In this sense, a harm has occurred. The injury is structural, not personal: the people who voted according to aspiration and conscience are thwarted in their expectations to see their will manifest in policies (ending the madness of gender identity doctrine and protecting women’s spaces and sports, restoration of the American system, etc. strong borders and mass deportations, etc.), and the social fabric is weakened, because their leaders are illegitimate, not on policy grounds but on personal ones.
It’s ad hominem. “Donald Trump is a racist.” That’s why the SAVE Act must be defeated. It’s “Jim Crow 2.0.” The real goal of defeating the measure by turning Americans against it: keeping elections vulnerable to fraud.
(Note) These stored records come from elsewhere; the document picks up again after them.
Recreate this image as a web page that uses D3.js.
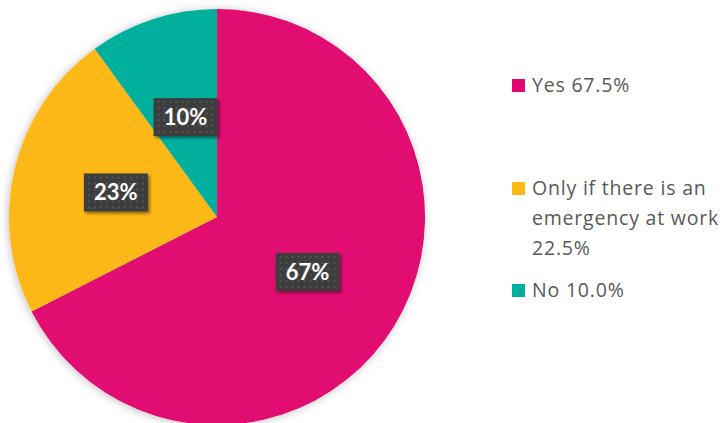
<!DOCTYPE html>
<html>
<head>
<meta charset="utf-8">
<script src="https://cdn.jsdelivr.net/npm/d3@7"></script>
<style>
  body { margin: 0; background: #fff; }
  svg { display: block; }
</style>
</head>
<body>
<div id="chart"></div>
<script>
// Pie of answers, labels in dark boxes, legend on the right.

var categories = ["Yes", "Only if there is an emergency at work", "No"];
var values = [67.5, 22.5, 10.0];
var sliceLabels = ["67%", "23%", "10%"];
var legendLines = [["Yes 67.5%"], ["Only if there is an", "emergency at work", "22.5%"], ["No 10.0%"]];
var colors = ["#e2076f", "#fbb817", "#00b09d"];

var width = 721, height = 423;
var cx = 217, cy = 217, radius = 208;

var svg = d3.select("#chart")
    .append("svg")
    .attr("width", width)
    .attr("height", height)

var defs = svg.append("defs")

// soft shadow round the pie
var pieShadow = defs.append("filter").attr("id", "pieShadow")
    .attr("x", "-10%").attr("y", "-10%").attr("width", "120%").attr("height", "120%")
pieShadow.append("feDropShadow")
    .attr("dx", -1).attr("dy", 1).attr("stdDeviation", 4)
    .attr("flood-color", "#000").attr("flood-opacity", 0.25)

var boxShadow = defs.append("filter").attr("id", "boxShadow")
    .attr("x", "-20%").attr("y", "-30%").attr("width", "150%").attr("height", "170%")
boxShadow.append("feDropShadow")
    .attr("dx", 2).attr("dy", 2).attr("stdDeviation", 1.5)
    .attr("flood-color", "#000").attr("flood-opacity", 0.45)

// dotted dark fill for the label boxes
var dots = defs.append("pattern").attr("id", "dots")
    .attr("width", 6).attr("height", 6)
    .attr("patternUnits", "userSpaceOnUse")
dots.append("rect").attr("width", 6).attr("height", 6).attr("fill", "#3d3d3d")
dots.append("rect").attr("x", 2).attr("y", 2).attr("width", 2).attr("height", 2).attr("fill", "#545454")

var pie = d3.pie().sort(null).value(function(d) { return d; })
var arcs = pie(values)
var arc = d3.arc().innerRadius(0).outerRadius(radius)
var labelArc = d3.arc().innerRadius(radius * 0.505).outerRadius(radius * 0.505)

var g = svg.append("g").attr("transform", "translate(" + cx + "," + cy + ")")

g.append("g").attr("filter", "url(#pieShadow)")
  .selectAll("path").data(arcs).enter()
  .append("path")
    .attr("d", arc)
    .attr("fill", function(d, i) { return colors[i]; })

// label boxes
var boxW = 64, boxH = 38;
var labels = g.selectAll("g.lbl").data(arcs).enter()
  .append("g").attr("class", "lbl")
  .attr("transform", function(d) {
      var c = labelArc.centroid(d);
      return "translate(" + (c[0] + 1) + "," + c[1] + ")";
  })
labels.append("rect")
    .attr("x", -boxW / 2).attr("y", -boxH / 2)
    .attr("width", boxW).attr("height", boxH)
    .attr("fill", "url(#dots)")
    .attr("filter", "url(#boxShadow)")
labels.append("text")
    .attr("text-anchor", "middle")
    .attr("dy", "0.36em")
    .style("font-family", "Lato, 'Open Sans', sans-serif")
    .style("font-weight", "bold")
    .style("font-size", "22px")
    .style("fill", "#fff")
    .text(function(d, i) { return sliceLabels[i]; })

// legend (y = baseline of the first line)
var legendY = [92, 195, 297];
var lineH = 30;
var legend = svg.selectAll("g.leg").data(categories).enter()
  .append("g").attr("class", "leg")
  .attr("transform", function(d, i) { return "translate(512," + legendY[i] + ")"; })
legend.append("rect")
    .attr("x", 0).attr("y", -13)
    .attr("width", 13).attr("height", 13)
    .attr("fill", function(d, i) { return colors[i]; })
legend.each(function(d, i) {
    var t = d3.select(this).append("text")
        .style("font-family", "'Open Sans', sans-serif")
        .style("font-size", "19.5px")
        .style("letter-spacing", "0.8px")
        .style("fill", "#595959")
    legendLines[i].forEach(function(line, j) {
        t.append("tspan").attr("x", 20).attr("y", j * lineH).text(line)
    })
})
</script>
</body>
</html>
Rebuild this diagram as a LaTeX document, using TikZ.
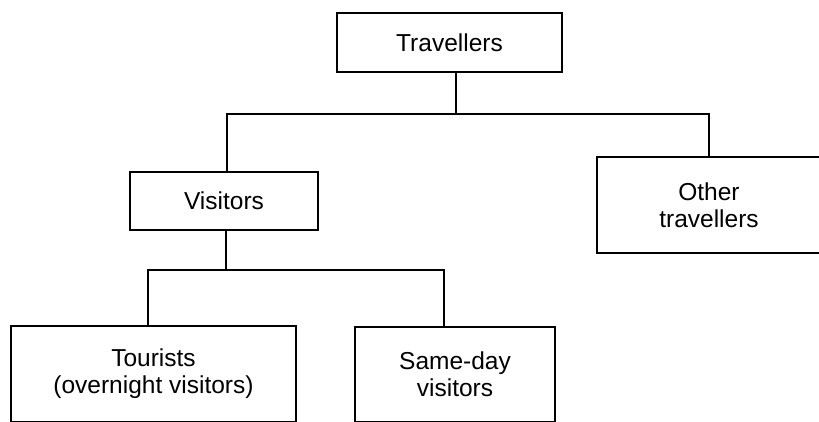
\documentclass[tikz,border=0pt]{standalone}
\usepackage{fontspec}
\setmainfont{Liberation Sans}
\usepackage{tikz}
\usetikzlibrary{positioning}

\begin{document}
\begin{tikzpicture}[x=1pt,y=-1pt]
			\tikzstyle{Box}		= [rectangle, draw, line width=1.8pt, inner sep=0pt, align=center, font=\fontsize{24.5}{27}\selectfont]
			\tikzstyle{Link}	= [line width=1.8pt]

			\useasboundingbox (0,0) rectangle (819,421);

			\node (trav) at (449.5,42.5) [Box][minimum width=225, minimum height=59] {Travellers};
			\node (vis) at (224,201) [Box][minimum width=188, minimum height=58] {Visitors};
			\node (oth) at (709,205) [Box][minimum width=224, minimum height=96] {Other\\travellers};
			\node (tour) at (153.5,374) [Box][minimum width=285, minimum height=96] {Tourists\\(overnight visitors)};
			\node (same) at (455,374.5) [Box][minimum width=200, minimum height=95] {Same-day\\visitors};

			\coordinate (j1) at (456,114);
			\coordinate (b1) at (227,114);
			\coordinate (b2) at (709,114);
			\coordinate (j2) at (226,270);
			\coordinate (b3) at (148,270);
			\coordinate (b4) at (444,270);

			\draw [-] (j1 |- trav.south) to (j1) [Link];
			\draw [-] (b1 |- vis.north) -- (b1) -- (b2) -- (b2 |- oth.north) [Link];
			\draw [-] (j2 |- vis.south) to (j2) [Link];
			\draw [-] (b3 |- tour.north) -- (b3) -- (b4) -- (b4 |- same.north) [Link];
		\end{tikzpicture}
\end{document}
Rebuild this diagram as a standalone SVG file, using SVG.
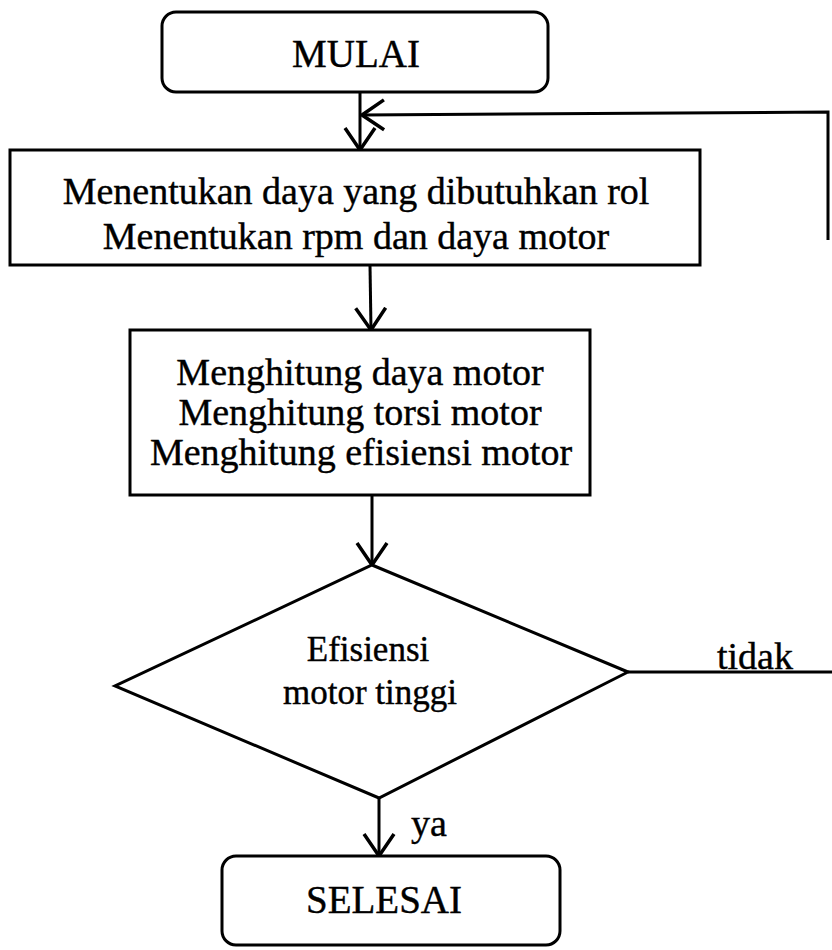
<svg xmlns="http://www.w3.org/2000/svg" width="832" height="950" viewBox="0 0 832 950">
  <defs>
    <marker id="arr" viewBox="0 0 24 34" refX="23" refY="17" markerWidth="24" markerHeight="34" markerUnits="userSpaceOnUse" orient="auto">
      <path d="M1,2 L23,17 L1,32" fill="none" stroke="#000" stroke-width="3.5"/>
    </marker>
  </defs>
  <style>
    .shape { fill: #fff; stroke: #000; stroke-width: 3; }
    .line { fill: none; stroke: #000; stroke-width: 3; }
    .t { font-family: "Liberation Serif", "Times New Roman", serif; font-size: 38px; fill: #000; stroke: #000; stroke-width: 0.4; text-anchor: middle; }
    .d { font-size: 35px; }
    .lbl { font-family: "Liberation Serif", "Times New Roman", serif; font-size: 38px; fill: #000; stroke: #000; stroke-width: 0.4; }
  </style>
  <rect width="832" height="950" fill="#fff"/>

  <g id="connectors">
    <line class="line" x1="360" y1="92" x2="360" y2="150" marker-end="url(#arr)"/>
    <polyline class="line" points="828,240 828,112 362,115" marker-end="url(#arr)"/>
    <line class="line" x1="370" y1="265" x2="371" y2="330" marker-end="url(#arr)"/>
    <line class="line" x1="372" y1="495" x2="372" y2="565" marker-end="url(#arr)"/>
    <line class="line" x1="628" y1="672" x2="832" y2="672"/>
    <line class="line" x1="379" y1="798" x2="379" y2="856" marker-end="url(#arr)"/>
    <text class="lbl" x="717" y="669">tidak</text>
    <text class="lbl" x="411" y="836">ya</text>
  </g>

  <g id="mulai">
    <rect class="shape" x="162" y="12" width="386" height="80" rx="14"/>
    <text class="t" x="356" y="67" style="font-size:39px">MULAI</text>
  </g>

  <g id="menentukan">
    <rect class="shape" x="10" y="150" width="690" height="115"/>
    <text class="t" x="356" y="204">Menentukan daya yang dibutuhkan rol</text>
    <text class="t" x="356" y="249">Menentukan rpm dan daya motor</text>
  </g>

  <g id="menghitung">
    <rect class="shape" x="130" y="330" width="460" height="165"/>
    <text class="t" x="360" y="385">Menghitung daya motor</text>
    <text class="t" x="360" y="425">Menghitung torsi motor</text>
    <text class="t" x="361" y="465">Menghitung efisiensi motor</text>
  </g>

  <g id="keputusan">
    <polygon class="shape" points="372,565 628,672 379,798 115,686"/>
    <text class="t d" x="368" y="661">Efisiensi</text>
    <text class="t d" x="370" y="704">motor tinggi</text>
  </g>

  <g id="selesai">
    <rect class="shape" x="222" y="856" width="338" height="89" rx="14"/>
    <text class="t" x="384" y="913" style="font-size:39px">SELESAI</text>
  </g>
</svg>
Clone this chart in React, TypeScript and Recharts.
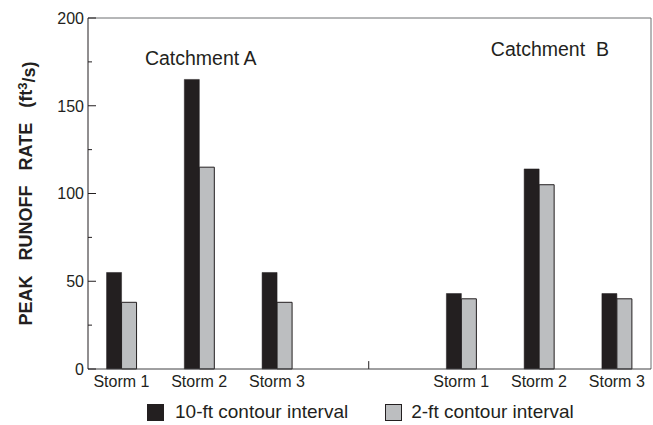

Smearing leaders who allegedly share offensive but harmless depictions—even when they do—carries collective consequences that diminish the liberty, security, and trust of society as a whole.
Moreover, rather than assuming the resiliency of the American citizen in the face of cartoons and jokes, certain citizen groups are presumed fragile and must therefore be protected from expressions that offend them (this is pathological empathy). Indeed, white progressives take offense for the sake of the groups they have infantilized. With this, they mean to turn the population against a duly-elected President to do what they could not during the 2024 campaign—stop his return to power.
Put another way, progressives lord their agenda over popular power by smearing the people and their leaders as backwards and bigoted and portraying progressives as the conservatives’ betters. In this case, they do it by accusing the President of racism for a video he did not share. The Big Lie tactic makes this particular instance an especially destructive form of political warfare. Here we enter the realm of defamation. The 𝕏erias video is harmless. The moral panic over the Big Lie is not.
I submit that criticisms framed as moral policing—when they serve to delegitimize the office of a duly elected president—transcend personal grievance and become a tangible harm to the citizenry. While there is no legal recourse to stop the smear, adults can use their words to condemn it and expose its purpose, which is, at heart, anti-democratic.
What makes this difficult is that even those who support the President fear retribution for appearing to defend a racist video by denying that it’s racist. They feel compelled to operate by the rules of those they rejected in 2024. Even some of Trump’s fellow Republicans feign shock at the video.
Republicans fueling moral panic is especially concerning. That so many Republicans pretend like they don’t understand what happened suggests that the Establishment is moving against Trump. They believe they found a way to make their move with limited blowback from MAGA. This move depends on whether the threat of being smeared as a racist works on a significant proportion of MAGA. We’ll see.